Amnesty International says the estimated 370 million indigenous peoples around the world continue to endure widespread discrimination, impoverishment and ill-health. It says their unique cultural identities are threatened, their lands are confiscated and they are subject to armed violence.
Amnesty argues the failure to respect and uphold indigenous peoples' rights to land and other economic, social and cultural rights is at the heart of conflicts that often lead to political killings and forms of abuse.
An Amnesty expert on indigenous rights, Joshua Cooper, says the aim of the campaign is to put pressure on governments to adopt the U.N. Declaration on the Rights of Indigenous Peoples.
"To put key pressure on certain governments that have really been obstructive, and actually try to take away even the legal rights that have been recognized under international law from indigenous peoples,? Mr. Cooper said. ?And, on that front, we are going to try and work over the next five months on key dates to put pressure on governments."
The campaign goes until the end of the year to correspond with the end of the International Decade of Indigenous Peoples. Mr. Cooper says Canada, the United States, Australia, New Zealand, the United Kingdom and Japan are mainly responsible for holding up the final draft of the U.N. declaration.
In 1977, governments and indigenous peoples first started work on a declaration to set standards for the promotion and protection of the rights of indigenous peoples. The U.N. Sub-Commission on Human Rights adopted the draft declaration in 1994. Since then, little progress has been made in agreeing on the final wording of the text.

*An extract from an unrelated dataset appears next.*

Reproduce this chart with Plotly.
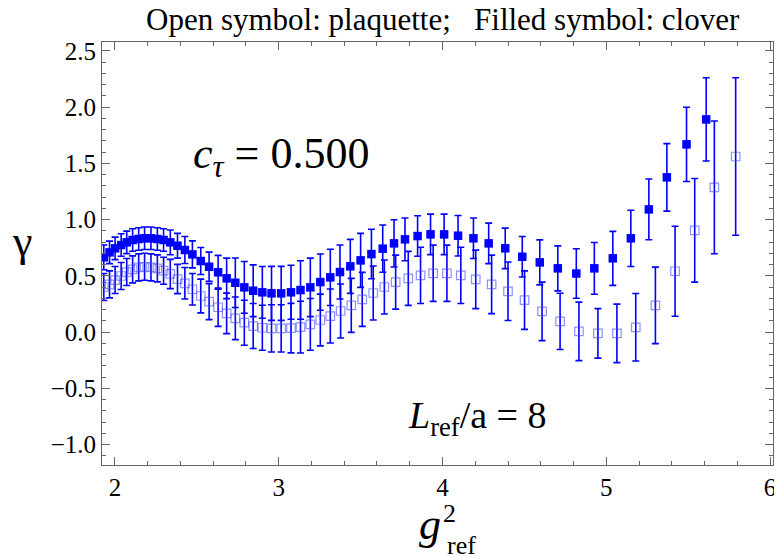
import plotly.graph_objects as go

# ---------------- data ----------------
g2_clover = [1.932, 1.967, 2.001, 2.038, 2.072, 2.108, 2.145, 2.181, 2.220, 2.259,
             2.297, 2.338, 2.382, 2.427, 2.473, 2.524, 2.575, 2.630, 2.682, 2.735,
             2.790, 2.844, 2.900, 2.956, 3.015, 3.075, 3.133, 3.193, 3.254, 3.315,
             3.374, 3.437, 3.500, 3.566, 3.635, 3.704, 3.771, 3.848, 3.927, 4.010,
             4.095, 4.189, 4.282, 4.383, 4.487, 4.594, 4.704, 4.817, 4.927, 5.040,
             5.150, 5.260, 5.370, 5.490, 5.610]
gamma_clover = [0.664, 0.708, 0.744, 0.773, 0.797, 0.818, 0.827, 0.833, 0.833, 0.827,
                0.818, 0.797, 0.767, 0.729, 0.690, 0.631, 0.580, 0.531, 0.477, 0.438,
                0.397, 0.367, 0.353, 0.344, 0.344, 0.353, 0.373, 0.397, 0.444, 0.486,
                0.533, 0.584, 0.637, 0.693, 0.741, 0.788, 0.824, 0.853, 0.868, 0.868,
                0.856, 0.833, 0.788, 0.744, 0.669, 0.619, 0.566, 0.520, 0.566, 0.655,
                0.833, 1.090, 1.375, 1.668, 1.890]
err_clover = [0.11, 0.10, 0.10, 0.10, 0.10, 0.10, 0.10, 0.10, 0.10, 0.10,
              0.10, 0.11, 0.11, 0.12, 0.12, 0.12, 0.13, 0.15, 0.18, 0.22,
              0.23, 0.23, 0.23, 0.24, 0.24, 0.24, 0.26, 0.26, 0.25, 0.25,
              0.24, 0.24, 0.24, 0.22, 0.21, 0.21, 0.19, 0.18, 0.18, 0.18,
              0.18, 0.18, 0.18, 0.18, 0.18, 0.20, 0.20, 0.22, 0.23, 0.24,
              0.25, 0.27, 0.30, 0.33, 0.37]

g2_plaq = [1.932, 1.967, 2.001, 2.038, 2.072, 2.108, 2.145, 2.181, 2.220, 2.259,
           2.297, 2.338, 2.382, 2.427, 2.473, 2.524, 2.575, 2.630, 2.682, 2.735,
           2.790, 2.844, 2.900, 2.956, 3.015, 3.075, 3.133, 3.193, 3.254, 3.315,
           3.378, 3.443, 3.510, 3.577, 3.645, 3.714, 3.791, 3.866, 3.943, 4.027,
           4.112, 4.203, 4.300, 4.400, 4.501, 4.608, 4.718, 4.833, 4.949, 5.065,
           5.180, 5.300, 5.420, 5.540, 5.660, 5.790]
gamma_plaq = [0.400, 0.424, 0.462, 0.498, 0.533, 0.557, 0.575, 0.580, 0.575, 0.566,
              0.545, 0.516, 0.471, 0.433, 0.380, 0.320, 0.270, 0.220, 0.166, 0.122,
              0.083, 0.053, 0.038, 0.033, 0.033, 0.035, 0.044, 0.068, 0.107, 0.142,
              0.187, 0.237, 0.290, 0.347, 0.400, 0.444, 0.477, 0.504, 0.522, 0.522,
              0.504, 0.468, 0.424, 0.362, 0.284, 0.184, 0.095, 0.006, -0.012, -0.012,
              0.042, 0.237, 0.540, 0.904, 1.286, 1.560]
err_plaq = [0.12, 0.12, 0.12, 0.12, 0.12, 0.12, 0.12, 0.12, 0.12, 0.12,
            0.12, 0.13, 0.13, 0.14, 0.14, 0.15, 0.16, 0.17, 0.18, 0.19,
            0.20, 0.20, 0.20, 0.21, 0.21, 0.22, 0.23, 0.23, 0.23, 0.24,
            0.24, 0.24, 0.24, 0.24, 0.24, 0.24, 0.24, 0.25, 0.25, 0.25,
            0.25, 0.26, 0.26, 0.26, 0.26, 0.26, 0.25, 0.26, 0.22, 0.26,
            0.30, 0.34, 0.40, 0.46, 0.59, 0.70]

x_ticks = [2, 3, 4, 5, 6]
y_ticks = [-1.0, -0.5, 0.0, 0.5, 1.0, 1.5, 2.0, 2.5]

# ---------------- figure ----------------
# The page body has an 8px default margin, so the figure is made 8px
# smaller and the margins shifted to land the frame where the reference has it.
BODY = 8
W, H = 782 - BODY, 557 - BODY
L, R, T, B = 102 - BODY, 6, 42 - BODY, 92
PL, PT = L + BODY, T + BODY            # frame left/top on the page
PW, PH = W - L - R, H - T - B          # frame size
FONT = "Liberation Serif"
BLUE = "#0000ff"
TICKSIZE = 25


def px(xp):
    return (xp - PL) / PW


def py(yp):
    return (PT + PH - yp) / PH


fig = go.Figure()

fig.add_trace(go.Scatter(
    x=g2_plaq, y=gamma_plaq, mode="markers", name="plaquette",
    marker=dict(symbol="square-open", size=8.5, color="rgba(70,70,255,0.6)",
                line=dict(width=1.2, color="rgba(70,70,255,0.6)")),
    error_y=dict(type="data", array=err_plaq, color=BLUE, thickness=1.6, width=3.5),
))
fig.add_trace(go.Scatter(
    x=g2_clover, y=gamma_clover, mode="markers", name="clover",
    marker=dict(symbol="square", size=8.5, color=BLUE, line=dict(width=0)),
    error_y=dict(type="data", array=err_clover, color=BLUE, thickness=1.6, width=3.5),
))

axis_common = dict(
    showline=True, linecolor="#666666", linewidth=1, mirror="allticks",
    ticks="inside", ticklen=8, tickwidth=1, tickcolor="#666666",
    showgrid=False, zeroline=False,
    tickfont=dict(family=FONT, size=TICKSIZE, color="black"),
)

fig.update_xaxes(range=[1.921, 6.018], tickvals=x_ticks,
                 ticktext=[str(v) for v in x_ticks],
                 ticklabeloverflow="allow",
                 minor=dict(dtick=0.2, tick0=0, ticks="inside", ticklen=4,
                            tickcolor="#666666"),
                 **axis_common)
fig.update_yaxes(range=[-1.182, 2.578], tickvals=y_ticks,
                 ticktext=[("\u2212" if v < 0 else "") + f"{abs(v):.1f}" for v in y_ticks],
                 minor=dict(dtick=0.1, tick0=0, ticks="inside", ticklen=4,
                            tickcolor="#666666"),
                 **axis_common)

ann = [
    dict(text="Open symbol: plaquette;   Filled symbol: clover",
         x=px(445), y=py(19), size=31),
    dict(text="<i>c</i><sub><i>τ</i></sub> = 0.500", x=px(282), y=py(157), size=44),
    dict(text="<i>L</i><sub>ref</sub>/a = 8", x=px(479), y=py(418), size=38),
    dict(text="γ", x=px(22), y=py(241), size=44),
    dict(text="<i>g</i>", x=px(431), y=py(524), size=44),
    dict(text="2", x=px(451), y=py(513), size=26),
    dict(text="ref", x=px(463), y=py(545), size=26),
]
for a in ann:
    fig.add_annotation(text=a["text"], x=a["x"], y=a["y"], xref="paper", yref="paper",
                       showarrow=False, xanchor="center", yanchor="middle",
                       font=dict(family=FONT, size=a["size"], color="black"))

fig.update_layout(
    width=W, height=H, showlegend=False,
    margin=dict(l=L, r=R, t=T, b=B, pad=0),
    paper_bgcolor="white", plot_bgcolor="white",
)

fig.write_html("out.html")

Les Malezer, who is from Australia and Co-Chair of the Foundation for Aboriginal and Islander Research Action, says the stand-off must be resolved by early next year when the U.N. Human Rights Commission reviews progress. If little or nothing has been achieved by then, he says, it is possible the commission might stop the process.
"Only two of the 45 articles have received any form of endorsement, and those articles simply say - one of them says, all indigenous individuals have the right to a nationality, and the other one says that indigenous women have the same rights as indigenous men. Now, as you can imagine, that is not a great breakthrough in human rights, and certainly no breakthrough for human rights for indigenous peoples,? Mr. Malezer said.
Amnesty International says its campaign's success will hinge in large measure on mobilizing citizens to pressure their governments to respect the rights of indigenous peoples.